WHAT THE TASK ASKS. Quote each line of the material verbatim, without the pictures.

DATA SHOWN.

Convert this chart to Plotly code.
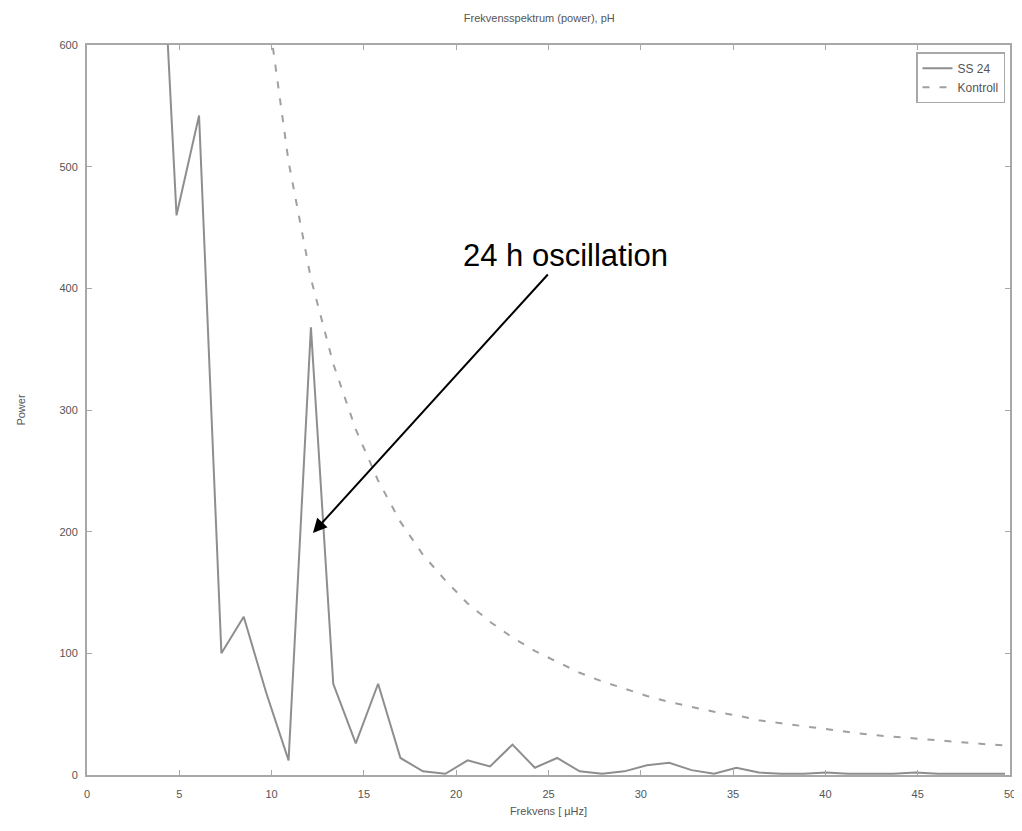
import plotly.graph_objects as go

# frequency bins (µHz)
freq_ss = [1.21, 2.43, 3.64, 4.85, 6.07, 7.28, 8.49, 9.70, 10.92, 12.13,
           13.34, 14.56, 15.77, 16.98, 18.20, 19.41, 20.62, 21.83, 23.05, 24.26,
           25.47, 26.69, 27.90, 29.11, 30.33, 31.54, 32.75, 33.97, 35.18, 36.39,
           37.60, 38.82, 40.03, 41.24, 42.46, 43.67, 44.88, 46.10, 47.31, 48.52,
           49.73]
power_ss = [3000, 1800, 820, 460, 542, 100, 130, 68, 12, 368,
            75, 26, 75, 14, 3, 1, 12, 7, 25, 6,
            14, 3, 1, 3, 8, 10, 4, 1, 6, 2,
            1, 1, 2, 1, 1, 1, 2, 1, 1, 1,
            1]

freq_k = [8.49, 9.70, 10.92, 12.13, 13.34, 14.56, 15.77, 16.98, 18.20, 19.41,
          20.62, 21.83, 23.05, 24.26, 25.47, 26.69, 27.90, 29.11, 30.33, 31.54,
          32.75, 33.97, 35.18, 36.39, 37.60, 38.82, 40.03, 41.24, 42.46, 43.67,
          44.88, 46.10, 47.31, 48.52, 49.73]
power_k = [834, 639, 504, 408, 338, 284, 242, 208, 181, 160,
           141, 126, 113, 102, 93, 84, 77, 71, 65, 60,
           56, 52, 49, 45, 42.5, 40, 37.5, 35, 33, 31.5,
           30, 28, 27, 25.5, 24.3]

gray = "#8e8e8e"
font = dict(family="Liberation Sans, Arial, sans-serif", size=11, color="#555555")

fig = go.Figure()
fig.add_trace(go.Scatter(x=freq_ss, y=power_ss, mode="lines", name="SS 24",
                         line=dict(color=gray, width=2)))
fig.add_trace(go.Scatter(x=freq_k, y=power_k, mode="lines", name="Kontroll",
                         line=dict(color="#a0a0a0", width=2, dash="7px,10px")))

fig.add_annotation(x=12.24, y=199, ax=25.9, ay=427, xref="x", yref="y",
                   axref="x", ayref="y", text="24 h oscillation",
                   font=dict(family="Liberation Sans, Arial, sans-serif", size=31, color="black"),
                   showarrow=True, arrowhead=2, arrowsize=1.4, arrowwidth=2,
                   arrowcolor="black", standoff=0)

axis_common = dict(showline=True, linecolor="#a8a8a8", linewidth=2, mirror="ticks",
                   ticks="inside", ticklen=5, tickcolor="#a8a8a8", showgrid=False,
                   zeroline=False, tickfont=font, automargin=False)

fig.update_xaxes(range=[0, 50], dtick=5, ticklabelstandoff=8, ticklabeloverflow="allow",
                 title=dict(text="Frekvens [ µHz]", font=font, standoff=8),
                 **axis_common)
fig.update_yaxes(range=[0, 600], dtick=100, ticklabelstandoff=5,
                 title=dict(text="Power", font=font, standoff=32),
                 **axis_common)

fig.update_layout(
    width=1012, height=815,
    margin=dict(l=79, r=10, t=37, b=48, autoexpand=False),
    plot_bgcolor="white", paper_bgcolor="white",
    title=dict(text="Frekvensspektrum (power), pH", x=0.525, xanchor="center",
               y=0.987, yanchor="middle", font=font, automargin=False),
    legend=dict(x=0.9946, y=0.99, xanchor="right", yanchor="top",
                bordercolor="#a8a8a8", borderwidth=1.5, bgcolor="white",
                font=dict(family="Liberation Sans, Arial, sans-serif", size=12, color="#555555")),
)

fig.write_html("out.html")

EXERCISE RESULT.
Convert this chart to Plotly code.
import plotly.graph_objects as go

# frequency bins (µHz)
freq_ss = [1.21, 2.43, 3.64, 4.85, 6.07, 7.28, 8.49, 9.70, 10.92, 12.13,
           13.34, 14.56, 15.77, 16.98, 18.20, 19.41, 20.62, 21.83, 23.05, 24.26,
           25.47, 26.69, 27.90, 29.11, 30.33, 31.54, 32.75, 33.97, 35.18, 36.39,
           37.60, 38.82, 40.03, 41.24, 42.46, 43.67, 44.88, 46.10, 47.31, 48.52,
           49.73]
power_ss = [3000, 1800, 820, 460, 542, 100, 130, 68, 12, 368,
            75, 26, 75, 14, 3, 1, 12, 7, 25, 6,
            14, 3, 1, 3, 8, 10, 4, 1, 6, 2,
            1, 1, 2, 1, 1, 1, 2, 1, 1, 1,
            1]

freq_k = [8.49, 9.70, 10.92, 12.13, 13.34, 14.56, 15.77, 16.98, 18.20, 19.41,
          20.62, 21.83, 23.05, 24.26, 25.47, 26.69, 27.90, 29.11, 30.33, 31.54,
          32.75, 33.97, 35.18, 36.39, 37.60, 38.82, 40.03, 41.24, 42.46, 43.67,
          44.88, 46.10, 47.31, 48.52, 49.73]
power_k = [834, 639, 504, 408, 338, 284, 242, 208, 181, 160,
           141, 126, 113, 102, 93, 84, 77, 71, 65, 60,
           56, 52, 49, 45, 42.5, 40, 37.5, 35, 33, 31.5,
           30, 28, 27, 25.5, 24.3]

gray = "#8e8e8e"
font = dict(family="Liberation Sans, Arial, sans-serif", size=11, color="#555555")

fig = go.Figure()
fig.add_trace(go.Scatter(x=freq_ss, y=power_ss, mode="lines", name="SS 24",
                         line=dict(color=gray, width=2)))
fig.add_trace(go.Scatter(x=freq_k, y=power_k, mode="lines", name="Kontroll",
                         line=dict(color="#a0a0a0", width=2, dash="7px,10px")))

fig.add_annotation(x=12.24, y=199, ax=25.9, ay=427, xref="x", yref="y",
                   axref="x", ayref="y", text="24 h oscillation",
                   font=dict(family="Liberation Sans, Arial, sans-serif", size=31, color="black"),
                   showarrow=True, arrowhead=2, arrowsize=1.4, arrowwidth=2,
                   arrowcolor="black", standoff=0)

axis_common = dict(showline=True, linecolor="#a8a8a8", linewidth=2, mirror="ticks",
                   ticks="inside", ticklen=5, tickcolor="#a8a8a8", showgrid=False,
                   zeroline=False, tickfont=font, automargin=False)

fig.update_xaxes(range=[0, 50], dtick=5, ticklabelstandoff=8, ticklabeloverflow="allow",
                 title=dict(text="Frekvens [ µHz]", font=font, standoff=8),
                 **axis_common)
fig.update_yaxes(range=[0, 600], dtick=100, ticklabelstandoff=5,
                 title=dict(text="Power", font=font, standoff=32),
                 **axis_common)

fig.update_layout(
    width=1012, height=815,
    margin=dict(l=79, r=10, t=37, b=48, autoexpand=False),
    plot_bgcolor="white", paper_bgcolor="white",
    title=dict(text="Frekvensspektrum (power), pH", x=0.525, xanchor="center",
               y=0.987, yanchor="middle", font=font, automargin=False),
    legend=dict(x=0.9946, y=0.99, xanchor="right", yanchor="top",
                bordercolor="#a8a8a8", borderwidth=1.5, bgcolor="white",
                font=dict(family="Liberation Sans, Arial, sans-serif", size=12, color="#555555")),
)

fig.write_html("out.html")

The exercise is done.